**WHAT THIS TASK INVOLVES:**
Go through the data below and copy it exactly, skipping every picture.

.....

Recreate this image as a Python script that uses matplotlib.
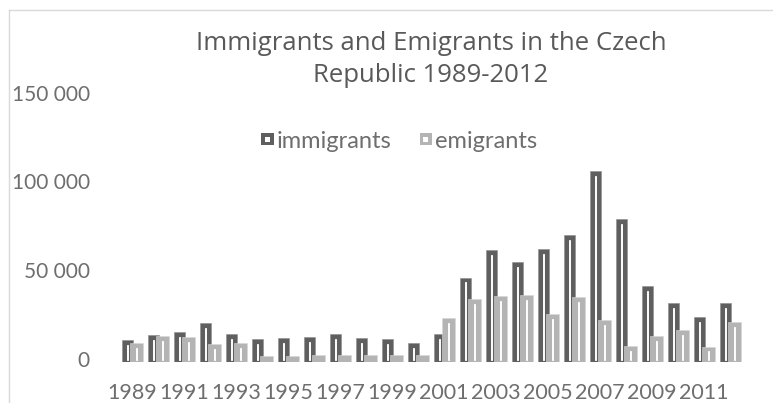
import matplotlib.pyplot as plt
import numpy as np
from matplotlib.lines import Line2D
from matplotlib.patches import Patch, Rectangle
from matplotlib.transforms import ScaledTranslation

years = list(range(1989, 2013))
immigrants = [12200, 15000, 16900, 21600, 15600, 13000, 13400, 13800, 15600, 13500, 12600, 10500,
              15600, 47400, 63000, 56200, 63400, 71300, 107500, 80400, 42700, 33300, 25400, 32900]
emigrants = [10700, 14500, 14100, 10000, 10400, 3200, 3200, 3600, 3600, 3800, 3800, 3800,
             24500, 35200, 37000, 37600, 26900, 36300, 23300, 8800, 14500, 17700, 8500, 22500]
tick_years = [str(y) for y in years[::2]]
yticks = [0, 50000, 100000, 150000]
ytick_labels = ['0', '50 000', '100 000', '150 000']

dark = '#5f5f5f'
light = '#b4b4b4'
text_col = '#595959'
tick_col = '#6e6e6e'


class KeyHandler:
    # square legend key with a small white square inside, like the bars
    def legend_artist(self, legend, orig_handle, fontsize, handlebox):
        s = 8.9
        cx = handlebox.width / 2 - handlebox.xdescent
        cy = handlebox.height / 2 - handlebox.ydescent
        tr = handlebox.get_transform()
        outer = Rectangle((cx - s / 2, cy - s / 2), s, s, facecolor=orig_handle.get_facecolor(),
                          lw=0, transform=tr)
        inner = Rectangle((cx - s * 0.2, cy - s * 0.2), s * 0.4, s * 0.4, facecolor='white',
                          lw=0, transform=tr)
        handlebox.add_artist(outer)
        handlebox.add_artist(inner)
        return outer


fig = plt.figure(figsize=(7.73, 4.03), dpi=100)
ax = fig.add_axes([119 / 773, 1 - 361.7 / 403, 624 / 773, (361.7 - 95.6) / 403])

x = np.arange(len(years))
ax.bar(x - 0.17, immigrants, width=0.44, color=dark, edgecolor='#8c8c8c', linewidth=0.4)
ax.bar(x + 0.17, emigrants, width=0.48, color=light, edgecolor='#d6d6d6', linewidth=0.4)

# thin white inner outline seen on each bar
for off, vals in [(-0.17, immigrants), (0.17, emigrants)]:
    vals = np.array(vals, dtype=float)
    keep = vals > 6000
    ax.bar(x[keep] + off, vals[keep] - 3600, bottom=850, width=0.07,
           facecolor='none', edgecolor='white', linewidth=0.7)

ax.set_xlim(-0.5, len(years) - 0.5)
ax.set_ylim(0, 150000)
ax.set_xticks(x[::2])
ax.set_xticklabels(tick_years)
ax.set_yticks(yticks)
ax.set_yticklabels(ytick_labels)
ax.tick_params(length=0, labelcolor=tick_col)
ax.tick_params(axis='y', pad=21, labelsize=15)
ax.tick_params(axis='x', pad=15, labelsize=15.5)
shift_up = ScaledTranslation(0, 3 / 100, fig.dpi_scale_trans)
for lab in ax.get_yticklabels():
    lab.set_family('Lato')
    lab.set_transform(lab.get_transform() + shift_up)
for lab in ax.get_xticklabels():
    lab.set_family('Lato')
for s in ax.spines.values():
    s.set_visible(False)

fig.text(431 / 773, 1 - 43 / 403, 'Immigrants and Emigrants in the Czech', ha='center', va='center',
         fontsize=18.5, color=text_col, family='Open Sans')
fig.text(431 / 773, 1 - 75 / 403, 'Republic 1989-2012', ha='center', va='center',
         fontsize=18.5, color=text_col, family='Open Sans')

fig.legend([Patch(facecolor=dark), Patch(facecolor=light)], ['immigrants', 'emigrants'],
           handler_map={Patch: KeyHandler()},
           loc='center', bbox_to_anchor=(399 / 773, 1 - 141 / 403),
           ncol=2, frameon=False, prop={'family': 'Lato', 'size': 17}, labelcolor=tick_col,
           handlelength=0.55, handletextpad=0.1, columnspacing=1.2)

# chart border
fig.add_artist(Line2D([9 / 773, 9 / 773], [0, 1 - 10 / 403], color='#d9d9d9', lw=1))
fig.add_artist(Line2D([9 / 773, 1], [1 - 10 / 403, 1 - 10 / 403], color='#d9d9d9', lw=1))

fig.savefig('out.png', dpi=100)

.....

**EXPECTED ANSWER:**
Recreate this image as a Python script that uses matplotlib.
import matplotlib.pyplot as plt
import numpy as np
from matplotlib.lines import Line2D
from matplotlib.patches import Patch, Rectangle
from matplotlib.transforms import ScaledTranslation

years = list(range(1989, 2013))
immigrants = [12200, 15000, 16900, 21600, 15600, 13000, 13400, 13800, 15600, 13500, 12600, 10500,
              15600, 47400, 63000, 56200, 63400, 71300, 107500, 80400, 42700, 33300, 25400, 32900]
emigrants = [10700, 14500, 14100, 10000, 10400, 3200, 3200, 3600, 3600, 3800, 3800, 3800,
             24500, 35200, 37000, 37600, 26900, 36300, 23300, 8800, 14500, 17700, 8500, 22500]
tick_years = [str(y) for y in years[::2]]
yticks = [0, 50000, 100000, 150000]
ytick_labels = ['0', '50 000', '100 000', '150 000']

dark = '#5f5f5f'
light = '#b4b4b4'
text_col = '#595959'
tick_col = '#6e6e6e'


class KeyHandler:
    # square legend key with a small white square inside, like the bars
    def legend_artist(self, legend, orig_handle, fontsize, handlebox):
        s = 8.9
        cx = handlebox.width / 2 - handlebox.xdescent
        cy = handlebox.height / 2 - handlebox.ydescent
        tr = handlebox.get_transform()
        outer = Rectangle((cx - s / 2, cy - s / 2), s, s, facecolor=orig_handle.get_facecolor(),
                          lw=0, transform=tr)
        inner = Rectangle((cx - s * 0.2, cy - s * 0.2), s * 0.4, s * 0.4, facecolor='white',
                          lw=0, transform=tr)
        handlebox.add_artist(outer)
        handlebox.add_artist(inner)
        return outer


fig = plt.figure(figsize=(7.73, 4.03), dpi=100)
ax = fig.add_axes([119 / 773, 1 - 361.7 / 403, 624 / 773, (361.7 - 95.6) / 403])

x = np.arange(len(years))
ax.bar(x - 0.17, immigrants, width=0.44, color=dark, edgecolor='#8c8c8c', linewidth=0.4)
ax.bar(x + 0.17, emigrants, width=0.48, color=light, edgecolor='#d6d6d6', linewidth=0.4)

# thin white inner outline seen on each bar
for off, vals in [(-0.17, immigrants), (0.17, emigrants)]:
    vals = np.array(vals, dtype=float)
    keep = vals > 6000
    ax.bar(x[keep] + off, vals[keep] - 3600, bottom=850, width=0.07,
           facecolor='none', edgecolor='white', linewidth=0.7)

ax.set_xlim(-0.5, len(years) - 0.5)
ax.set_ylim(0, 150000)
ax.set_xticks(x[::2])
ax.set_xticklabels(tick_years)
ax.set_yticks(yticks)
ax.set_yticklabels(ytick_labels)
ax.tick_params(length=0, labelcolor=tick_col)
ax.tick_params(axis='y', pad=21, labelsize=15)
ax.tick_params(axis='x', pad=15, labelsize=15.5)
shift_up = ScaledTranslation(0, 3 / 100, fig.dpi_scale_trans)
for lab in ax.get_yticklabels():
    lab.set_family('Lato')
    lab.set_transform(lab.get_transform() + shift_up)
for lab in ax.get_xticklabels():
    lab.set_family('Lato')
for s in ax.spines.values():
    s.set_visible(False)

fig.text(431 / 773, 1 - 43 / 403, 'Immigrants and Emigrants in the Czech', ha='center', va='center',
         fontsize=18.5, color=text_col, family='Open Sans')
fig.text(431 / 773, 1 - 75 / 403, 'Republic 1989-2012', ha='center', va='center',
         fontsize=18.5, color=text_col, family='Open Sans')

fig.legend([Patch(facecolor=dark), Patch(facecolor=light)], ['immigrants', 'emigrants'],
           handler_map={Patch: KeyHandler()},
           loc='center', bbox_to_anchor=(399 / 773, 1 - 141 / 403),
           ncol=2, frameon=False, prop={'family': 'Lato', 'size': 17}, labelcolor=tick_col,
           handlelength=0.55, handletextpad=0.1, columnspacing=1.2)

# chart border
fig.add_artist(Line2D([9 / 773, 9 / 773], [0, 1 - 10 / 403], color='#d9d9d9', lw=1))
fig.add_artist(Line2D([9 / 773, 1], [1 - 10 / 403, 1 - 10 / 403], color='#d9d9d9', lw=1))

fig.savefig('out.png', dpi=100)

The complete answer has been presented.